Data to use

━━━━

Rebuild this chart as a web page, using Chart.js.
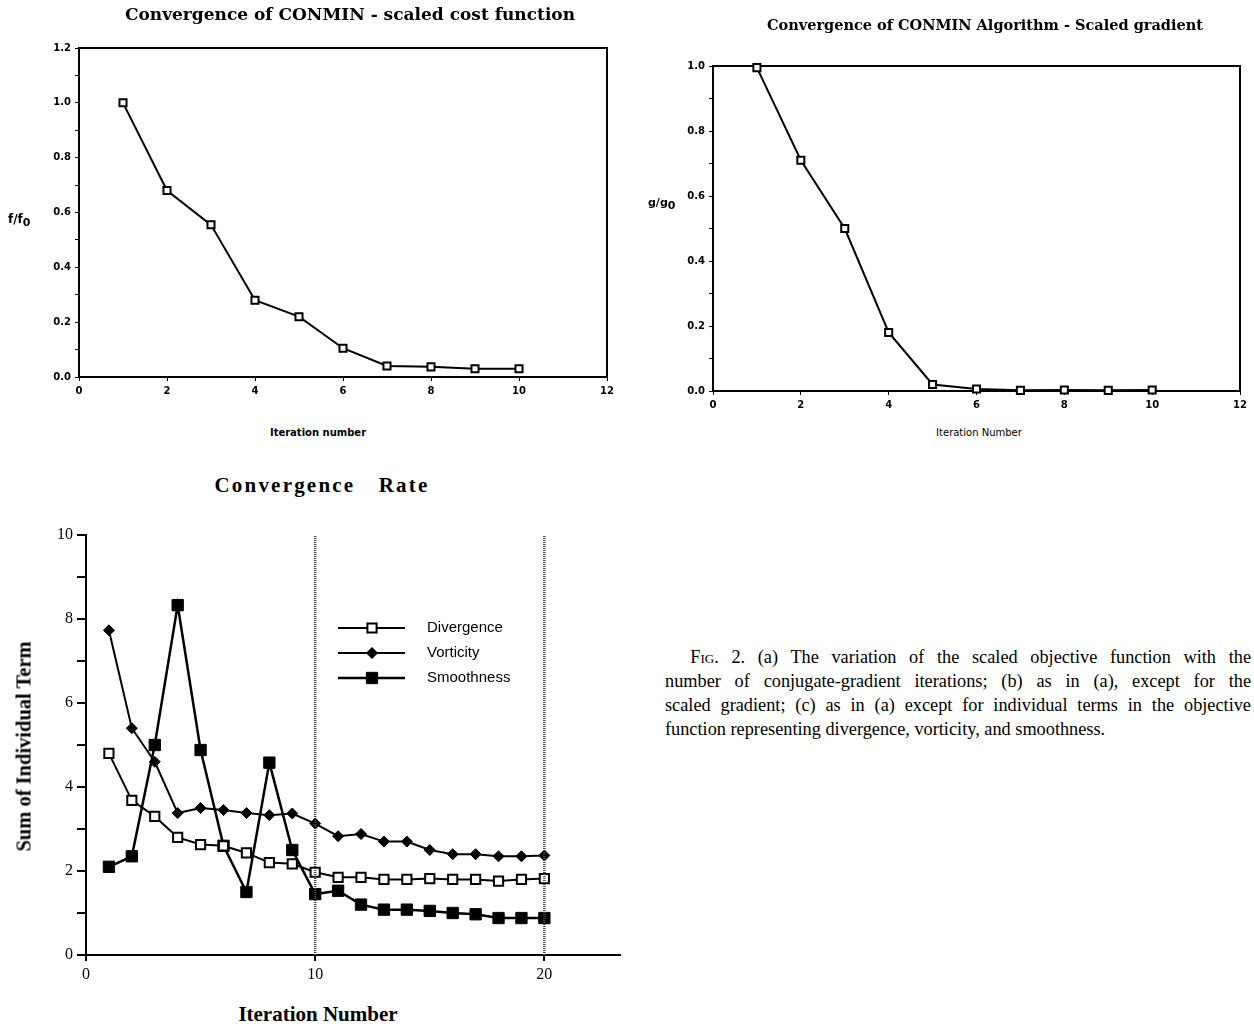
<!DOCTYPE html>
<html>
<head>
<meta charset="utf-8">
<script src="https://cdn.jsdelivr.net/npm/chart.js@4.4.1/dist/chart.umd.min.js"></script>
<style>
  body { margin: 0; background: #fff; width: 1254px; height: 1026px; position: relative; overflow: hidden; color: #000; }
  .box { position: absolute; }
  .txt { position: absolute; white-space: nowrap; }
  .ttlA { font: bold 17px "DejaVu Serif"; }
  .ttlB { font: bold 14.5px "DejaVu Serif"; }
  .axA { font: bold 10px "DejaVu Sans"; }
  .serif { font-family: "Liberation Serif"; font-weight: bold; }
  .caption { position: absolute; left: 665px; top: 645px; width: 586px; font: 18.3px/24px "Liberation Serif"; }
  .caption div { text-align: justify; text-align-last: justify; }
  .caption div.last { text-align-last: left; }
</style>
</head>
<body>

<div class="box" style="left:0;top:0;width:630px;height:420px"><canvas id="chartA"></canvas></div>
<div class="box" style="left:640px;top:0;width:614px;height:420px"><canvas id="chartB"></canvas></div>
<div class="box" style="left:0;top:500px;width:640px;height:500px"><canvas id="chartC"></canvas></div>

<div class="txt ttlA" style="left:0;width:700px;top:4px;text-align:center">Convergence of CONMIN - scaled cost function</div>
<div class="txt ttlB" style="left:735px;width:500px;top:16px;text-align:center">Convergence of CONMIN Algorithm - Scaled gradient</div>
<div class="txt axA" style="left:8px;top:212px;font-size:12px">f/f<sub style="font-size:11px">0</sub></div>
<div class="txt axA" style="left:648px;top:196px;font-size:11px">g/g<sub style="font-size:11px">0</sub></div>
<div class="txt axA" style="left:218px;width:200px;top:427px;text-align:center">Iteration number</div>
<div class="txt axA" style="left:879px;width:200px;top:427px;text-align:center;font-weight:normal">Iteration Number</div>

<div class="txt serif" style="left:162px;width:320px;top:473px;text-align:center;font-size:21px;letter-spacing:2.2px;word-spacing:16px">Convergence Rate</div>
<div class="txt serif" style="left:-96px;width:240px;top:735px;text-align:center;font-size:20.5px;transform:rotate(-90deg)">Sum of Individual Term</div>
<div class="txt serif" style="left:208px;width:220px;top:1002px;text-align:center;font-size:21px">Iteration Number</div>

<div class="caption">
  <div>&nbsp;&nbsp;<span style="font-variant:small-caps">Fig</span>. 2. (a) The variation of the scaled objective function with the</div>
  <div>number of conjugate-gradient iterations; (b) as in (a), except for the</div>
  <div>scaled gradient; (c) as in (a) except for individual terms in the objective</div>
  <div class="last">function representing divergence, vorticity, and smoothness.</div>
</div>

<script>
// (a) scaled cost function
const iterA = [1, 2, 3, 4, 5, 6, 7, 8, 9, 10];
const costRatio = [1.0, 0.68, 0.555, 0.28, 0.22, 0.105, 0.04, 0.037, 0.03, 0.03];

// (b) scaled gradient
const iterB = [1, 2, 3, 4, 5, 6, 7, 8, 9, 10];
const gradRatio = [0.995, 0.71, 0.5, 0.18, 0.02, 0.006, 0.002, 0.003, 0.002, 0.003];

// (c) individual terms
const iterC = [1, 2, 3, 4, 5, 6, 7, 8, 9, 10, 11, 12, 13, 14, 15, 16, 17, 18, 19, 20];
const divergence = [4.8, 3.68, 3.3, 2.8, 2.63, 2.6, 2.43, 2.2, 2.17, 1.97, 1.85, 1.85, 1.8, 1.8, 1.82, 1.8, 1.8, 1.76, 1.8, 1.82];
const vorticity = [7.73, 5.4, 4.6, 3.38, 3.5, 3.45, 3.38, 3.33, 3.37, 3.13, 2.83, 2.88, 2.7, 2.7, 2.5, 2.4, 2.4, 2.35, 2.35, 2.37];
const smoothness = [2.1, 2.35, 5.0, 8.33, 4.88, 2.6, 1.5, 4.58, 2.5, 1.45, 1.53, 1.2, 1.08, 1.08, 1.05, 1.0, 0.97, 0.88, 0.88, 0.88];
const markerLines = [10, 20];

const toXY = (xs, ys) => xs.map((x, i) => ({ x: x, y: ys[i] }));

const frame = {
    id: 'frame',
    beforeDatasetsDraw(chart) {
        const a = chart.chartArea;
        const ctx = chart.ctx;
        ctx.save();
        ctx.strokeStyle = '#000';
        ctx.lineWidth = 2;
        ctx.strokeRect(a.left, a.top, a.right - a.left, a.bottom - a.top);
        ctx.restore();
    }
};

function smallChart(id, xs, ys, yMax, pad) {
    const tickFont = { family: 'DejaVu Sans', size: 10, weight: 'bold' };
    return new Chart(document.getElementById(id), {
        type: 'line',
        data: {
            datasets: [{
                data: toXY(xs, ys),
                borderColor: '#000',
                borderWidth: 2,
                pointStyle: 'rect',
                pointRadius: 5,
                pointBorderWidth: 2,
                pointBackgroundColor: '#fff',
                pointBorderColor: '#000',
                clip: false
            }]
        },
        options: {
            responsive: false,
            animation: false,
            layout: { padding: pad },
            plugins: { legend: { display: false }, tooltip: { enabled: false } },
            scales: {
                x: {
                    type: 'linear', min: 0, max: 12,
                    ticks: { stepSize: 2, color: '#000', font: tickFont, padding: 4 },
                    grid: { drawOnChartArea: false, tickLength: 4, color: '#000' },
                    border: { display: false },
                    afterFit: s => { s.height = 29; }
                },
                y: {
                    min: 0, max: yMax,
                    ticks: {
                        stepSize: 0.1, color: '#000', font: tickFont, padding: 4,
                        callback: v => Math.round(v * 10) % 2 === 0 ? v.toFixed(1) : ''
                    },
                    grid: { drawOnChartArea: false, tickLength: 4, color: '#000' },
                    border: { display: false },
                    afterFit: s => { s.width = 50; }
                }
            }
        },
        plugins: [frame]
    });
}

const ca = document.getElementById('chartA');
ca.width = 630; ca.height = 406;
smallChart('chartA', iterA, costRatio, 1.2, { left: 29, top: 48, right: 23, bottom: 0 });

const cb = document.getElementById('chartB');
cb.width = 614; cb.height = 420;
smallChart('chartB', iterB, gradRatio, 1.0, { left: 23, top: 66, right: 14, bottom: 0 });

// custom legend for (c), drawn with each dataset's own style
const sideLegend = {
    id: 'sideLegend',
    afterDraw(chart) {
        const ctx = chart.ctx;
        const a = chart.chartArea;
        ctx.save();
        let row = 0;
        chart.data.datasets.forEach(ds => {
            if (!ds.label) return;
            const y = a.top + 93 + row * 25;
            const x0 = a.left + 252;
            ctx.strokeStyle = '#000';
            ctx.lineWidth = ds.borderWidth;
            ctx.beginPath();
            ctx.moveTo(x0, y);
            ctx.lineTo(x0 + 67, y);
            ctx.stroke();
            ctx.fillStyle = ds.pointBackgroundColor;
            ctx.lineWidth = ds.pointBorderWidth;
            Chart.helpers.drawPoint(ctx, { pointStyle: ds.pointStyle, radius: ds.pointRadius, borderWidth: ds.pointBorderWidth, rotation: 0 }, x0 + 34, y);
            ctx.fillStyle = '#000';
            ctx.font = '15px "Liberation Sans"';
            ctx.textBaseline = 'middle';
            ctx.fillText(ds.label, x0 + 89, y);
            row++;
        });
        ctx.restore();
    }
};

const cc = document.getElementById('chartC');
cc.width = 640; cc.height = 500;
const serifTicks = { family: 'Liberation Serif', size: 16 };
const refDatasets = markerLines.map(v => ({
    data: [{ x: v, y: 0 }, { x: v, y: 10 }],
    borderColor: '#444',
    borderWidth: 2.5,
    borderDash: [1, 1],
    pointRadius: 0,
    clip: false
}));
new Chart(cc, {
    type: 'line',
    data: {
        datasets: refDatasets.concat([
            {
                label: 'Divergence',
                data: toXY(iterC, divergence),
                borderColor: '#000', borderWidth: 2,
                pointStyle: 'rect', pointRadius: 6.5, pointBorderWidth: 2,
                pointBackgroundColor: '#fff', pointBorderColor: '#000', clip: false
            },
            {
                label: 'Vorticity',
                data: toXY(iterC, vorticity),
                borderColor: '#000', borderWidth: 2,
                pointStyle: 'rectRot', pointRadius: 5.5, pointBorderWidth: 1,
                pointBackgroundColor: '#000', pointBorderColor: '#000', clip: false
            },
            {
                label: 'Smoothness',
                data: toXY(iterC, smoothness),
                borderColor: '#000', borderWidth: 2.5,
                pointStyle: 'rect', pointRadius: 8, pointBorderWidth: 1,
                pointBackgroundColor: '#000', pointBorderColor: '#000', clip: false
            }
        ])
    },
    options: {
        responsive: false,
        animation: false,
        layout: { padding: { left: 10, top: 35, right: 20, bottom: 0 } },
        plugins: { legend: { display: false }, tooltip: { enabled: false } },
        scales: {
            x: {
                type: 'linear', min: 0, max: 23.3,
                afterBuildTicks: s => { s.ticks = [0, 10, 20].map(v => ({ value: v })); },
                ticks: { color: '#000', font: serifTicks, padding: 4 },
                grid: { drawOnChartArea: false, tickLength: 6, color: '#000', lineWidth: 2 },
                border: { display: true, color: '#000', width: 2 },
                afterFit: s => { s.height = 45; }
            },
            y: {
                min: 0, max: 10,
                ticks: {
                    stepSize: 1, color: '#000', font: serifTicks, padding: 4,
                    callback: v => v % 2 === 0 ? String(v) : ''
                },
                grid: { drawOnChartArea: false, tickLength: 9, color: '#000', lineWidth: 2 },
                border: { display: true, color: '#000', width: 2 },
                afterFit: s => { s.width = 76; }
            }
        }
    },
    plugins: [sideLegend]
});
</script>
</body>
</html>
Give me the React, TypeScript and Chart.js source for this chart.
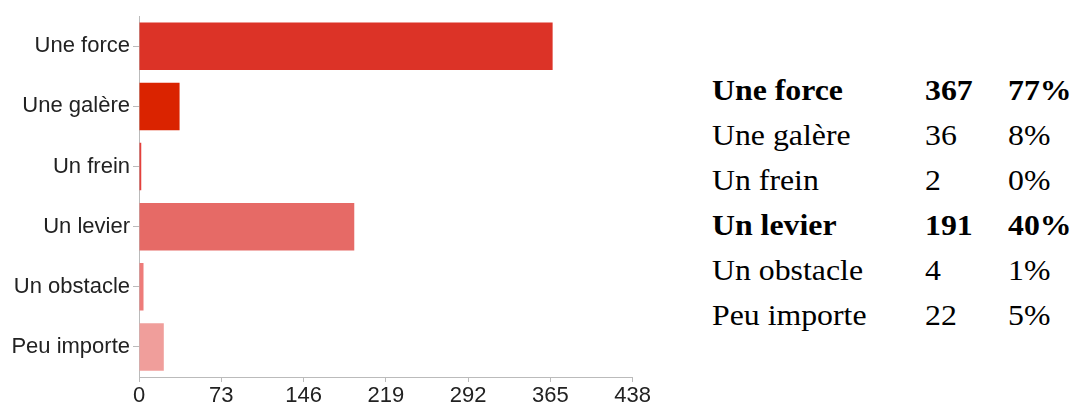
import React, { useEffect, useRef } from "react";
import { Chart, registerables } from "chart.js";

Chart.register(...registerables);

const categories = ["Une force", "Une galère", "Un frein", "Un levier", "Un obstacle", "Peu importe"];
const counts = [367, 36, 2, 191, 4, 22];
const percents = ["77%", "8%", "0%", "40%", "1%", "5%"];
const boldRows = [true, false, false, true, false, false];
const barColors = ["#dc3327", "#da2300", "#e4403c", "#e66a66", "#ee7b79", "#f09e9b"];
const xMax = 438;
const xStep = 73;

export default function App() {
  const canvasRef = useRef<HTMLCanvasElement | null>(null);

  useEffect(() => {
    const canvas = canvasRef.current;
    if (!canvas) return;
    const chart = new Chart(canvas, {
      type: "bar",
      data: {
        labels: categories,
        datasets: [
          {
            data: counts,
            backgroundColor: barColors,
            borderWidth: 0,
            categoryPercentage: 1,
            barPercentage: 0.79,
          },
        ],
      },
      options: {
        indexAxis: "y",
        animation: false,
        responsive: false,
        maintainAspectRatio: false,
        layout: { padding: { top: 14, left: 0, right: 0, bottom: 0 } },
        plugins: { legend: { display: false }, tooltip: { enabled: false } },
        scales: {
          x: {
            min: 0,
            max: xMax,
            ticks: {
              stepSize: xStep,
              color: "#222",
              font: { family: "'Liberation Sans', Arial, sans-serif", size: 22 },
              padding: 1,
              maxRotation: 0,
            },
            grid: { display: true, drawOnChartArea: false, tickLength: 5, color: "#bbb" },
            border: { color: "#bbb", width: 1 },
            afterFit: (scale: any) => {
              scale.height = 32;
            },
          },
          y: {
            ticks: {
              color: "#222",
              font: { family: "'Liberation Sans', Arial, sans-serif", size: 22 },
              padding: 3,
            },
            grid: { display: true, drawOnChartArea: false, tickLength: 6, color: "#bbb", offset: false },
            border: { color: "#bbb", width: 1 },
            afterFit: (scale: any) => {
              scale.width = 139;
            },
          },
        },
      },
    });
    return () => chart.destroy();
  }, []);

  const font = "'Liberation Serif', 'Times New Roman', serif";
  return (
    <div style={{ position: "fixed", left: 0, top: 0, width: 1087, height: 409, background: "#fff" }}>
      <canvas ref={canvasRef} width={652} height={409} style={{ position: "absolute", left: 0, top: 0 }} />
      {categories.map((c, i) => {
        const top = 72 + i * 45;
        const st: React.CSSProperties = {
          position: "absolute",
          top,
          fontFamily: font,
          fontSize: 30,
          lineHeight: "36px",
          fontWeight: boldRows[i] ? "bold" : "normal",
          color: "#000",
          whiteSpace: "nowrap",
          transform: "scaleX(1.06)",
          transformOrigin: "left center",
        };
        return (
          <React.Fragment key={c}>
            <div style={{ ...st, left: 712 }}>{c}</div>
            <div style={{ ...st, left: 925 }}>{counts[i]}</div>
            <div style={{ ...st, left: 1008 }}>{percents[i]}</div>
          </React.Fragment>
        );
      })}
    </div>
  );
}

━━━━

Set exercise
Look over the material above and show each line where "this" appears.

Solved problem
Rebuild this chart as a web page, using Chart.js.
Give me the React, TypeScript and Chart.js source for this chart.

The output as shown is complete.